Although originally supported by the Allies, Greece was later abandoned and its military found itself isolated and under attack. Kemalist forces eventually defeated the Hellenic military causing them to retreat towards western Anatolia. Without protection and fearing reprisals, thousands of Ottoman Christians followed the military.
Death Toll
The Topeka State Journal, 16 Sep 1922, p.1.

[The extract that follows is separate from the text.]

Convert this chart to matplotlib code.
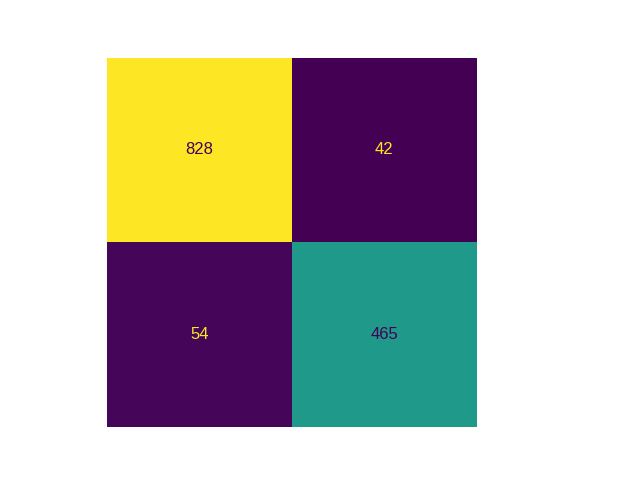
import matplotlib
matplotlib.use("Agg")
import matplotlib.pyplot as plt
import numpy as np

labels = ["0", "1"]
cm = np.array([[828, 42], [54, 465]])

plt.rcParams['font.family'] = ['Liberation Sans', 'DejaVu Sans']
fig = plt.figure(figsize=(6.4, 4.8), dpi=100)
ax = fig.add_axes([0.125, 0.11, 0.62, 0.77])
ax.set_anchor('E')
cmap = plt.get_cmap('viridis')
im = ax.imshow(cm, cmap=cmap, interpolation='nearest')
vmin, vmax = cm.min(), cm.max()
thresh = (vmax + vmin) / 2.0
for i in range(cm.shape[0]):
    for j in range(cm.shape[1]):
        color = cmap(0) if cm[i, j] >= thresh else cmap(256)
        ax.text(j, i, str(cm[i, j]), ha='center', va='center', color=color, fontsize=12)
ax.axis('off')
fig.savefig('out.png', dpi=100)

A despatch from Smyrna dated September 14 recorded a death toll of approximately 1,000 with an unknown number killed and still trapped in the burning area.3 A news piece from London dated September 15 quoted an American Relief official who said the death toll was at least 120,000.4 The US Consul at Smyrna, George Horton estimated that at least 100,000 perished during the fire.5 However, the death toll was likely significantly higher since the Smyrna population before and after the fire show 190,000 unaccounted for.6
Evacuation
Nashua Telegraph, 21 Sep 1922, p.4.
Although originally refusing to evacuate terror-stricken refugees in order to maintain their neutrality, allied warships eventually rescued the surviving refugees who were transporterd to Greece. According to an American source, 213,480 refugees of various nationalities were evacuated.7
Responsibility
Based on numerous eye-witness accounts, it is undeniable that the Turks were responsible for the vast atrocities committed at Smyrna in September 1922. However, doubt still remains in some circles as to who was responsible for issuing the orders to burn the city and the role that Mustafa Kemal played in its destruction.

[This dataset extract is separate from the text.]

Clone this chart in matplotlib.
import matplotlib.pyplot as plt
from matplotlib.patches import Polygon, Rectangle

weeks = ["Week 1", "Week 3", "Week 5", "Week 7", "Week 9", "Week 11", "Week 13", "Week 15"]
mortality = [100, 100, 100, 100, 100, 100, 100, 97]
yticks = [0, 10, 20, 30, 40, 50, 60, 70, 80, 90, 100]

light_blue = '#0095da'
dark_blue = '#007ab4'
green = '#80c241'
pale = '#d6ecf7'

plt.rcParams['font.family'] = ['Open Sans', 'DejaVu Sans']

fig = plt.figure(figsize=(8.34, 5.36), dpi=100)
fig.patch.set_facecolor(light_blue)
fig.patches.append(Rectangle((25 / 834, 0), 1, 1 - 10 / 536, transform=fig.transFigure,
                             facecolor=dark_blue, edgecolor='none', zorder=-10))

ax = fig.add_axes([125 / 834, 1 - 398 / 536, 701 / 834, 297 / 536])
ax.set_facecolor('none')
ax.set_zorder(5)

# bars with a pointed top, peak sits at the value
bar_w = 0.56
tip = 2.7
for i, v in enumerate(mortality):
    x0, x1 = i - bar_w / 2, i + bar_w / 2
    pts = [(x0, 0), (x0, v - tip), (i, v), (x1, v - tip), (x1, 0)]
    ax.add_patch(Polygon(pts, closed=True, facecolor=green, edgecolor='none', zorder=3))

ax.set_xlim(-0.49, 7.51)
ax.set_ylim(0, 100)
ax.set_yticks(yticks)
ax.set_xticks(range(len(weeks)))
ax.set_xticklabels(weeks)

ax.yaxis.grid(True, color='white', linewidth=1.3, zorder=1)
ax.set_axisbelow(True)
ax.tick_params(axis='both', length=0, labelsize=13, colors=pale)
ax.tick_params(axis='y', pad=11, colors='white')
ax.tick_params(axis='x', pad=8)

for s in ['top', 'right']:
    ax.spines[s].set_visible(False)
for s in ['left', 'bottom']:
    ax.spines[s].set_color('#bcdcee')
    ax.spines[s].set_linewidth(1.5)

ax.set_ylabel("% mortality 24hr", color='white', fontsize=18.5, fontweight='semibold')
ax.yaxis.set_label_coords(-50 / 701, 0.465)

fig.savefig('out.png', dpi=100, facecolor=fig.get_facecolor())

Nurettin Paşa (1873-1932), who was the military commander of Smyrna when the city was destroyed, was renowned for his fanaticism and cruelty towards Greeks and Armenians. Mustafa Kemal's biographer Andrew Mango states that after entering Smyrna, Nurettin "was determined only on revenge."8 According to Turkish historian Süleyman Külçe, Nurettin was responsible for the fire.9 Turkish journalist and author Falih Rifki Atay states that if it had not been for Nurettin, the events at Smyrna would have turned out very differently.10
As the city of Smyrna was burning, Mustafa Kemal witnessed the scene and while pointing at the fire, declared that it was "..a sign that Turkey is purged of the traitors, the Christians, and of the foreigners, and that Turkey is for the Turks."11
He also stated: "Let it burn, let it crash down."12
Timeline of Events
1914-1918
Beginning in May 1914, the Greeks of Smyrna experienced boycotts, arson, pillage, massacre and deportations.13 14 15 16 17
State of Terror in Smyrna. Bay of Plenty Times, 8 Sep, 1915, p.3.
1922
26 August
On the 26th of August 1922, the Greek front in Asia Minor, 200 miles east of Smyrna collapsed. News of the collapse didn't reach Smyrna for days. Three days after the collapse, an English traveler described the mood in the city as mostly relaxed. But on the 1st of September, wounded and fleeing soldiers began arriving on trains, carriages and freight cars.
2 September
By September 2, panic began to spread among the Christians in Smyrna and many residents tried to leave.
4 September
On September 4, the Greek government made a request to the British government to arrange an armistice with the Kemalists for an immediate and orderly evacuation of Hellenic forces from Asia Minor. The armistice did not eventaute.18
5 September
On the 5th of September, civilians from the interior began to flood in. The Smyrna Relief Committee which monitored the arrival of refugees by train and by foot estimated they were arriving at a rate of 30,000 a day.19
The Kemalists sent a note to the League of Nations on the 5th of September alluding to alleged atrocities by the retreating Hellenic forces. It read: "Turkey declines all responsibility for any consequences that may arise from these terrible consequences." The League considered, that by intimating an inability to control his troops, Mustafa Kemal was trying to escape liability for atrocities that were almost certainly going to happen.20
8 September
On the morning of the 8th of September 1922, the Greek High Commissioner at Smyrna announced that the Greek administration of the city would end that night. The last of the Greek officials to leave Smyrna was Aristidis Sterghiades who handed over the keys of the Konak (administration headquarters) to the French Consul, then boarded a ship to be taken away. Even until the next morning, Smyrna remained silent.21
9 September
The next morning, Turkish Kemalist forces rode into Smyrna with sabres drawn and revolvers ready. They were met by a British official who told them that Hellenic forces and civil servants had left the city and advised them to restore confidence.22 Nurettin Paşa issued an order to his troops to harm nobody on entry to the city, but it wasn't long before the looting and massacres began.23 Armenian and Greek shops were the first to be looted by Turkish civilians and soldiers who simply helped themselves. Italian and Turkish patrols stood by and offered no interference.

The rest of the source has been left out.